Pour le ministre Tahirou Barry, il est normal d’exprimer sa fierté en voyant cette grande mobilisation. Le défis de la construction d’un mémorial digne de ce nom « qui sera un haut lieu de souvenir, de commémoration, de diffusion et de promotion des idéaux du capitaine Thomas Sankara », sera relevé. « Ceux qui ont tué Sankara ont simplement coupé l’arbre en oubliant les racines car la force du baobab repose dans ses racines », lance-t-il aux jeunes.
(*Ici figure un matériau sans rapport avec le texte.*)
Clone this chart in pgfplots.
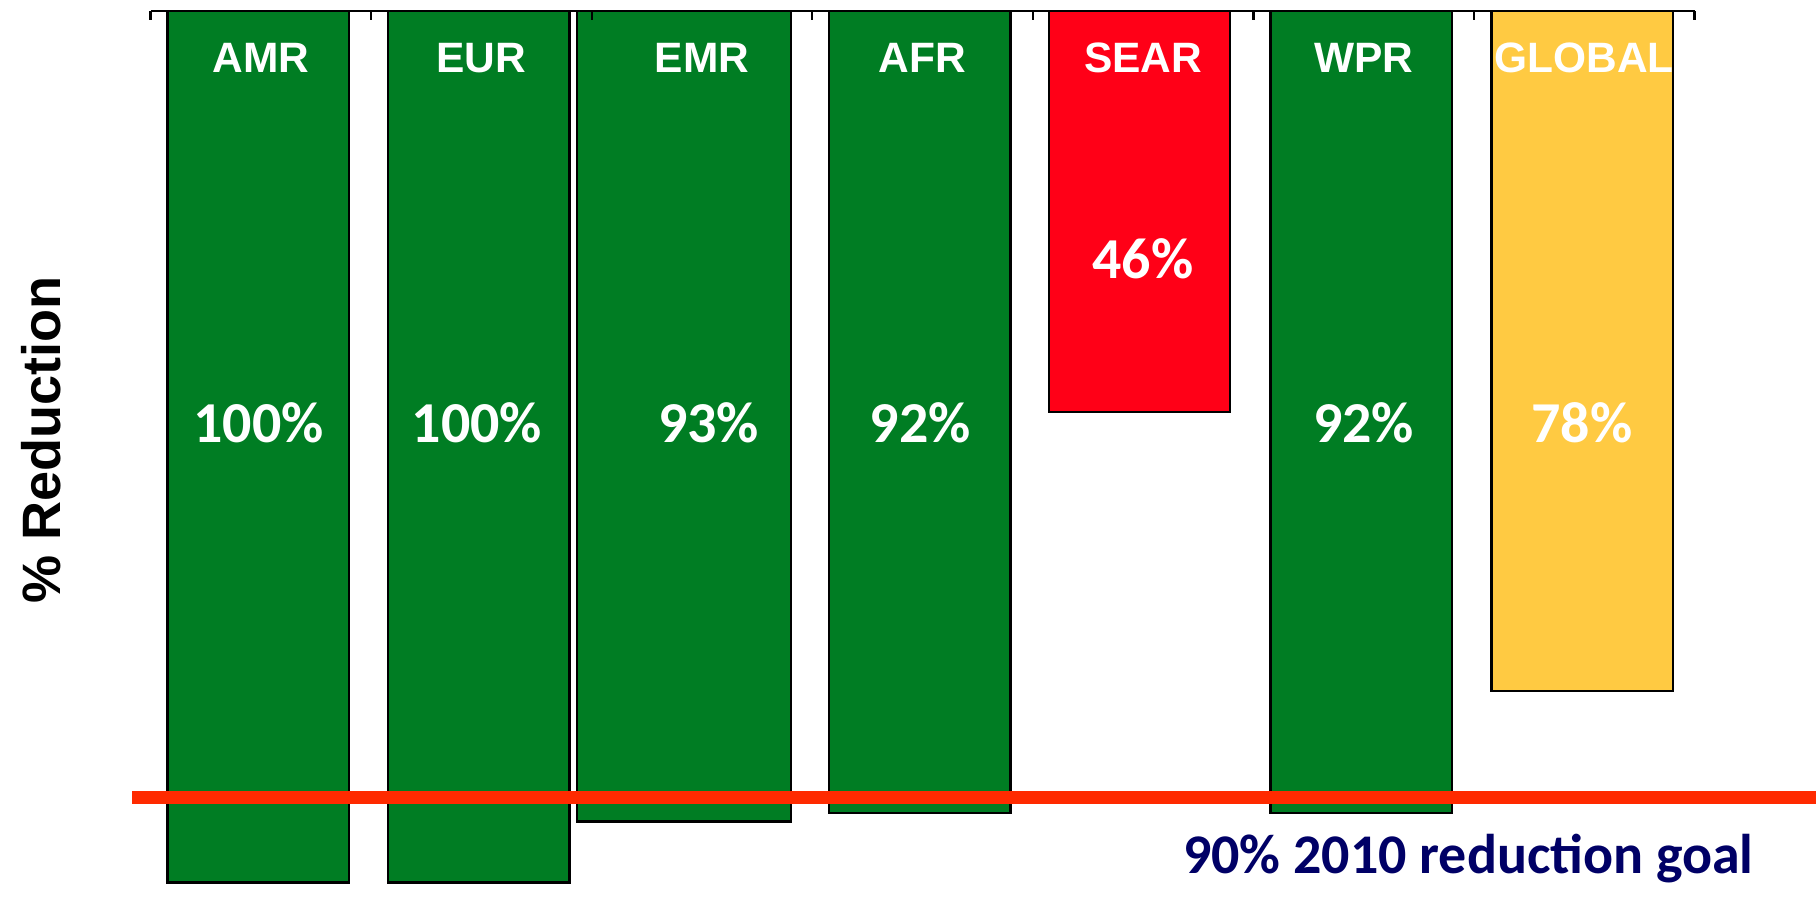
\documentclass[border=0pt]{standalone}
\usepackage{pgfplots}
\pgfplotsset{compat=1.18}
\usepackage{fontspec}
\setmainfont{Liberation Sans}
\newfontfamily\calibri{Carlito}

\definecolor{barGreen}{HTML}{007D23}
\definecolor{barRed}{HTML}{FF0017}
\definecolor{barGold}{HTML}{FFCA42}
\definecolor{goalRed}{HTML}{FF2A00}
\definecolor{goalNavy}{HTML}{000066}

\begin{document}
\begin{tikzpicture}
\begin{axis}[
  scale only axis,
  width=399.9pt, height=231.8pt,
  xmin=-0.5, xmax=6.5,
  ymin=0, ymax=102.7,
  y dir=reverse,
  hide axis,
  bar width=0.822,
  unbounded coords=jump,
  clip=false,
]
% regions: AMR EUR EMR AFR SEAR WPR GLOBAL at x = 0..6
\addplot[ybar, fill=barGreen, draw=black, line width=0.6pt, bar shift=-0.012]
  coordinates {(0,100) (1,100) (3,92) (5,92)};
\addplot[ybar, fill=barGreen, draw=black, line width=0.6pt, bar width=0.971, bar shift=-0.082]
  coordinates {(2,93)};
\addplot[ybar, fill=barRed, draw=black, line width=0.6pt, bar shift=-0.016]
  coordinates {(4,46)};
\addplot[ybar, fill=barGold, draw=black, line width=0.6pt, bar shift=-0.01]
  coordinates {(6,78)};

% top axis line with ticks between the categories
\addplot[black, line width=0.7pt, forget plot]
  coordinates {(-0.5,0) (6.5,0)};
\addplot[black, line width=0.6pt, forget plot]
  coordinates {(-0.5,0) (-0.5,1) (nan,nan) (0.5,0) (0.5,1) (nan,nan)
               (1.5,0) (1.5,1) (nan,nan) (2.5,0) (2.5,1) (nan,nan)
               (3.5,0) (3.5,1) (nan,nan) (4.5,0) (4.5,1) (nan,nan)
               (5.5,0) (5.5,1) (nan,nan) (6.5,0) (6.5,1)};

% 90% goal line
\addplot[goalRed, line width=3.4pt, forget plot]
  coordinates {(-0.584,90.3) (7.051,90.3)};

\begin{scope}[every node/.style={text=white, anchor=base, font=\fontsize{11}{13}\selectfont\bfseries}]
  \node at (axis cs:0,7.1) {AMR};
  \node at (axis cs:1,7.1) {EUR};
  \node at (axis cs:2,7.1) {EMR};
  \node at (axis cs:3,7.1) {AFR};
  \node at (axis cs:4,7.1) {SEAR};
  \node at (axis cs:5,7.1) {WPR};
  \node at (axis cs:6,7.1) {GLOBAL};
\end{scope}

\begin{scope}[every node/.style={text=white, anchor=base, font=\calibri\fontsize{15}{18}\selectfont\bfseries}]
  \node at (axis cs:-0.01,49.5) {100\%};
  \node at (axis cs:0.98,49.5) {100\%};
  \node at (axis cs:2.03,49.5) {93\%};
  \node at (axis cs:2.99,49.5) {92\%};
  \node at (axis cs:4,30.7) {46\%};
  \node at (axis cs:5,49.5) {92\%};
  \node at (axis cs:5.99,49.5) {78\%};
\end{scope}

\node[anchor=base west, text=goalNavy, font=\calibri\fontsize{14.5}{17}\selectfont\bfseries]
  at (axis cs:4.12,98.94) {90\% 2010 reduction goal};

\node[rotate=90, anchor=center, font=\fontsize{14}{16}\selectfont\bfseries]
  at (axis cs:-0.994,49.2) {\% Reduction};

\coordinate (bbA) at (axis cs:-1.1827,102.66);
\coordinate (bbB) at (axis cs:7.051,-1.262);
\end{axis}
\pgfresetboundingbox
\useasboundingbox (bbA) rectangle (bbB);
\end{tikzpicture}
\end{document}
Il ajoute que « ceux qui ont tué Thomas Sankara ont oublié que l’éléphant peut mourir mais ses défenses demeurent ». Selon toujours Tahirou Barry, « ceux qui ont tué Thomas Sankara avec violence ont oublié que la violence du vent n’efface pas les traces du léopard ». Ces paroles, surchauffent la maison du peuple.
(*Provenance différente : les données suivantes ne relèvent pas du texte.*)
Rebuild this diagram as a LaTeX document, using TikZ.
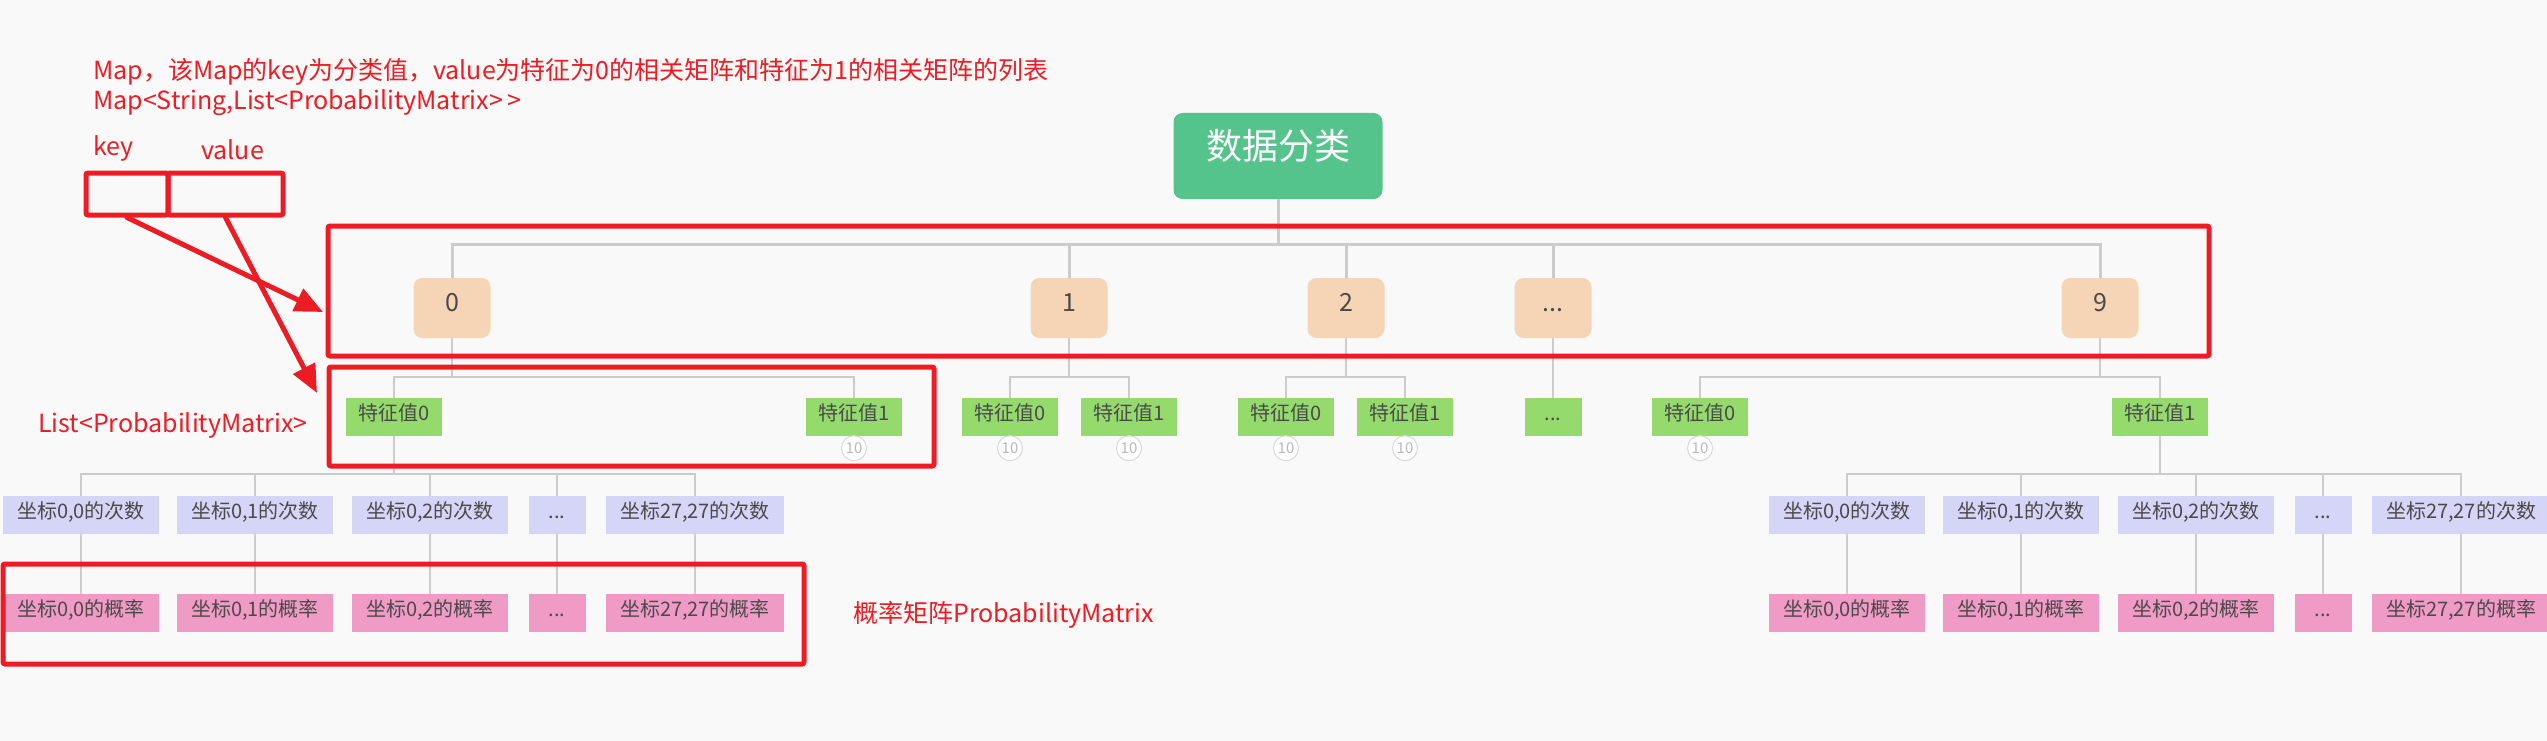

Pour le parrain Rawlings, l’insurrection avait un message clair car il y a toujours l’espoir pour l’Afrique. Il se réjoui des paroles du ministre et de la manière dont cela a été dit. Pour lui, les jeunes sont les dignes héritiers de Sankara car ce qu’il a semé a germé. « Notre soutien à ce projet est une obligation morale », confie-t-il.
Thomas Sankara, un panafricaniste né
Après ces allocutions, place est faite aux panelistes. Plusieurs thèmes ont été développés. A savoir le modèle social de Sankara, l’originalité de son système, la place de la culture et de l’homme africain dans son système, la pensée politique africaine et le panafricanisme aujourd’hui.
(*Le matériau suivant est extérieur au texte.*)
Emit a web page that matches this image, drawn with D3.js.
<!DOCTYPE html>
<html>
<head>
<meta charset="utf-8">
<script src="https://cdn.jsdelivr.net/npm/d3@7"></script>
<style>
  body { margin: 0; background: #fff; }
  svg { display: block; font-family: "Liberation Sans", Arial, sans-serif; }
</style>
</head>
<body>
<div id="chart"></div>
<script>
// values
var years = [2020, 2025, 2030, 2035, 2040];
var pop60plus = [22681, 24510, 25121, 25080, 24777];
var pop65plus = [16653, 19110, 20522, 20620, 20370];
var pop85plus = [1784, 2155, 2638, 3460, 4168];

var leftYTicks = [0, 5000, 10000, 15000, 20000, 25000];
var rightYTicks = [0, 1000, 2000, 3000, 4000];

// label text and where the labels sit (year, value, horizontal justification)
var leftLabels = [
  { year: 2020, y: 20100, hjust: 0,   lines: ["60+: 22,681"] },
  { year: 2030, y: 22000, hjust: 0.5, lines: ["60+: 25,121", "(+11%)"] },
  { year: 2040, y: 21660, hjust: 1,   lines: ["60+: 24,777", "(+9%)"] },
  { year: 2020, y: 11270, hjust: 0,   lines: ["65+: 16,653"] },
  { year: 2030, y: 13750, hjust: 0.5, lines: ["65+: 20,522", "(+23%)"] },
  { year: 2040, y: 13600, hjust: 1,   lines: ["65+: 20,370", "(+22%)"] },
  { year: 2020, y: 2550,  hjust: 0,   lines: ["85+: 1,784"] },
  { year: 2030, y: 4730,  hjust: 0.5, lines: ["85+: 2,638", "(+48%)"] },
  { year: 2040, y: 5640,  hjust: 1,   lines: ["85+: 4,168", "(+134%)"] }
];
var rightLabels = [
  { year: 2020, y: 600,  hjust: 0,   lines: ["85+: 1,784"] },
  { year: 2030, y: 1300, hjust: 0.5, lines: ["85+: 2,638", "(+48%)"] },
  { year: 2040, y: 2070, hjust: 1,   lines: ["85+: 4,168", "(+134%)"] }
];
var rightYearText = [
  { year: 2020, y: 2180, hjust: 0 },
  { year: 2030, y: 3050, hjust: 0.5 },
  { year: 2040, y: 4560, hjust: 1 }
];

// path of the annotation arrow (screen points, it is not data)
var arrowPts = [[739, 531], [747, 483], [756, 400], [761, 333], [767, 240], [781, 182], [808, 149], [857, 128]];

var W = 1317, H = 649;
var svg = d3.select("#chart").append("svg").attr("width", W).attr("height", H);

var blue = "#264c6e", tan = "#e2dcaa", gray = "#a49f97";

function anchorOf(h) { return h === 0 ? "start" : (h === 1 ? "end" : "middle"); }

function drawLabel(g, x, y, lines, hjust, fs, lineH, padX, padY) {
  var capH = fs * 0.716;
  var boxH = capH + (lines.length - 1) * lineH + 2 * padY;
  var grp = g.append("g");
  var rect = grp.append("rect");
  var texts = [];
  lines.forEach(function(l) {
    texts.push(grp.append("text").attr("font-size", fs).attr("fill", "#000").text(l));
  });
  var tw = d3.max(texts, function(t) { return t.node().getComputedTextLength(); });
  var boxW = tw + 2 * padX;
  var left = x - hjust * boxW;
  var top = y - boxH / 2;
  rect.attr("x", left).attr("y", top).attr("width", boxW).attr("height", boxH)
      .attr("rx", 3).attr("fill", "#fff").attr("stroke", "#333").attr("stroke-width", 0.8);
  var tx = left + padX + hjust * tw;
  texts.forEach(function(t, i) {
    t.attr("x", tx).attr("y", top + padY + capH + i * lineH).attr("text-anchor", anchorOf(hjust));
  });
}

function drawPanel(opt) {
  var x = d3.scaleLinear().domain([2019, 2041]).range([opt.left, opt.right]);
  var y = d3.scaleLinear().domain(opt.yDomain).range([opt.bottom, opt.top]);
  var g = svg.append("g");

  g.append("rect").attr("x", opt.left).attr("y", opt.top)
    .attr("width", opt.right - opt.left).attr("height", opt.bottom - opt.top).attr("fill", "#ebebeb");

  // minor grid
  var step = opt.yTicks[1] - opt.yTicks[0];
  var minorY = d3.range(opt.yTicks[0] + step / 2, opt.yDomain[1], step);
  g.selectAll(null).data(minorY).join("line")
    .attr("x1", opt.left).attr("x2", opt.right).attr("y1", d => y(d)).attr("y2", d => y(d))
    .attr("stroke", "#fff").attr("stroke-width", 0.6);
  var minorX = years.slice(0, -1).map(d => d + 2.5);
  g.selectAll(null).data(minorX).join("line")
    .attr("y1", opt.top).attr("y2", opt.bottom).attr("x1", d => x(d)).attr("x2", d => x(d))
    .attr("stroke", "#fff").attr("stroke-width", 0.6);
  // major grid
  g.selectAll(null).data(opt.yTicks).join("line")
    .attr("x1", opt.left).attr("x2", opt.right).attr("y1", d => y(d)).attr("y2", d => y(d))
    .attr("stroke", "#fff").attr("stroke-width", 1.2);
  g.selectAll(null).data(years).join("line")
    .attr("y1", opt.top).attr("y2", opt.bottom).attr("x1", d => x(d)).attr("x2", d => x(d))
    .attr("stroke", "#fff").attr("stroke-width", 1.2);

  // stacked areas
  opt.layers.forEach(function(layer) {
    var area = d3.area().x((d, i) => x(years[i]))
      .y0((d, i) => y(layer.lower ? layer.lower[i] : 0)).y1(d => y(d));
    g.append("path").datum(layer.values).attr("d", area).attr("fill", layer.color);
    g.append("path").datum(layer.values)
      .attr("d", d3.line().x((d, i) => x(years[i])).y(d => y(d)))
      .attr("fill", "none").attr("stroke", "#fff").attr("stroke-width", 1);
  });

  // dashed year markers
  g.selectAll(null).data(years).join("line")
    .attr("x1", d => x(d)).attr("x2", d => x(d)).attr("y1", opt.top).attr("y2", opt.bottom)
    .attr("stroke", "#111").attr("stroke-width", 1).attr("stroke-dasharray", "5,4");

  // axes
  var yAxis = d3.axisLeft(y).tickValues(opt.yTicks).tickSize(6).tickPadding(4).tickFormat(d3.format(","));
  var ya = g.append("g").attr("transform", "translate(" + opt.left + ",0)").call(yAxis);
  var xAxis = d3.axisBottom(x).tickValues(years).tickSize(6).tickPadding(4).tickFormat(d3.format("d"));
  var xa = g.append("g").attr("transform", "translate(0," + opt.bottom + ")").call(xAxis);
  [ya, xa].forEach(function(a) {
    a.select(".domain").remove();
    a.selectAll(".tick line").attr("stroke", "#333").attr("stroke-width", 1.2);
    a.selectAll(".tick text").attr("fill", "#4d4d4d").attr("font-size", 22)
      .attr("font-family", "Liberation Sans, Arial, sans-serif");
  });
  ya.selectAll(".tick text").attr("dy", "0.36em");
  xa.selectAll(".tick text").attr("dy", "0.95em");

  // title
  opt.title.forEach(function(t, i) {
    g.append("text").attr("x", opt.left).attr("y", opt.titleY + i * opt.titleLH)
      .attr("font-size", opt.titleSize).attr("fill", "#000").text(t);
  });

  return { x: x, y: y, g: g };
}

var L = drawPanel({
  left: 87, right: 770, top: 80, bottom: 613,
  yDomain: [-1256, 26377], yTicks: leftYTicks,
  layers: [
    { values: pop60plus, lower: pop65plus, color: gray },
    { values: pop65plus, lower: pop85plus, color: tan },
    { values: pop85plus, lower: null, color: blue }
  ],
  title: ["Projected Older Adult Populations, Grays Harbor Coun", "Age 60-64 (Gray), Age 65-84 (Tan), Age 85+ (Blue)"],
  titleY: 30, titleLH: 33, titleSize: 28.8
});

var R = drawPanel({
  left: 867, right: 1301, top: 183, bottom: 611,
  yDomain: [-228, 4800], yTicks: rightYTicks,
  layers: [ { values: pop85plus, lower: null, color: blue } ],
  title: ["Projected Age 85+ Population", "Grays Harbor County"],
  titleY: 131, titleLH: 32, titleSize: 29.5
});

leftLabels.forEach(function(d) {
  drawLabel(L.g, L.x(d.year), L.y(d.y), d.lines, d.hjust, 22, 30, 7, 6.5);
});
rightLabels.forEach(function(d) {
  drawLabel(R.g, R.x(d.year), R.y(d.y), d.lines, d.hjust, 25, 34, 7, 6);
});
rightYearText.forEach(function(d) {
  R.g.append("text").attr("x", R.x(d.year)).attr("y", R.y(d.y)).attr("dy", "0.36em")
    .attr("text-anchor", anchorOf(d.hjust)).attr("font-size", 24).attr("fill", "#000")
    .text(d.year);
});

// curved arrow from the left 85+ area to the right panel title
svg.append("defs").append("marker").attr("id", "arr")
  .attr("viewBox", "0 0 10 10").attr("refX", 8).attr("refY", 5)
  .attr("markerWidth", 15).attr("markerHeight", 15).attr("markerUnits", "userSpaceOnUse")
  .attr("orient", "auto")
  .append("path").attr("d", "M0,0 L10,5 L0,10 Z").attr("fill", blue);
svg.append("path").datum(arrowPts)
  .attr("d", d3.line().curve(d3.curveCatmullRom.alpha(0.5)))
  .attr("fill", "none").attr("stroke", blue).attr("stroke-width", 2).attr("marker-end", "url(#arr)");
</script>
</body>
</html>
En ce qui concerne le modèle social, Dr Ndongo Sylla, économiste, affirme que Sankara avait bâti son modèle autour d’axes comme la santé (vaccination commando), l’éducation révolutionnaire. Pour lui, le combat de Sankara est toujours d’actualité en ce sens qu’il faut nous libérer de la servitude monétaire et du francs CFA.
Pour Dr Abdoulaye Barro, professeur de philosophie, Sankara était un libre penseur et n’aimait pas lorsqu’on le classifiait. Il était à la fois sociologue, philosophe, économiste et homme politique. Selon lui, le développement ne se dit pas, il se fait et Thomas Sankara était dans cette lancée. Ce qui fait de lui un être atemporel, grâce à la révolution démocratique et populaire. Pour le philosophe, « la pensée politique de Sankara est un refus de la tyrannie ».
L’historien-chercheur Lascony Nysymba Fiacre, laisse entendre que « les peuples qui ne célèbrent pas leurs héros ont eu leur destin scellé ». Il cite en exemple la République démocratique du Congo avec Patrice Lumumba, la Centrafrique avec Barthelemy Boganda. Pour lui, Sankara faisait la promotion de la romance, de la culture mais en n’oubliant pas le travail. Ce qui fait que ses idéaux ont survécu à sa disparition.
Pour le sociologue David Gakunzi, « on ne développe pas un peuple, mais un peuple se développe ». Sankara était dans cette dynamique. Son panafricanisme était celui de Lumumba, de Nkrumah et de bien d’autres l’ayant précédé.
Parole a été donnée aux jeunes qui unanimement ont reconnu que Thomas Sankara était un visionnaire et un panafricaniste. Raison pour laquelle « l’impérialisme » a mis fin à sa vie parce qu’il faisait peur.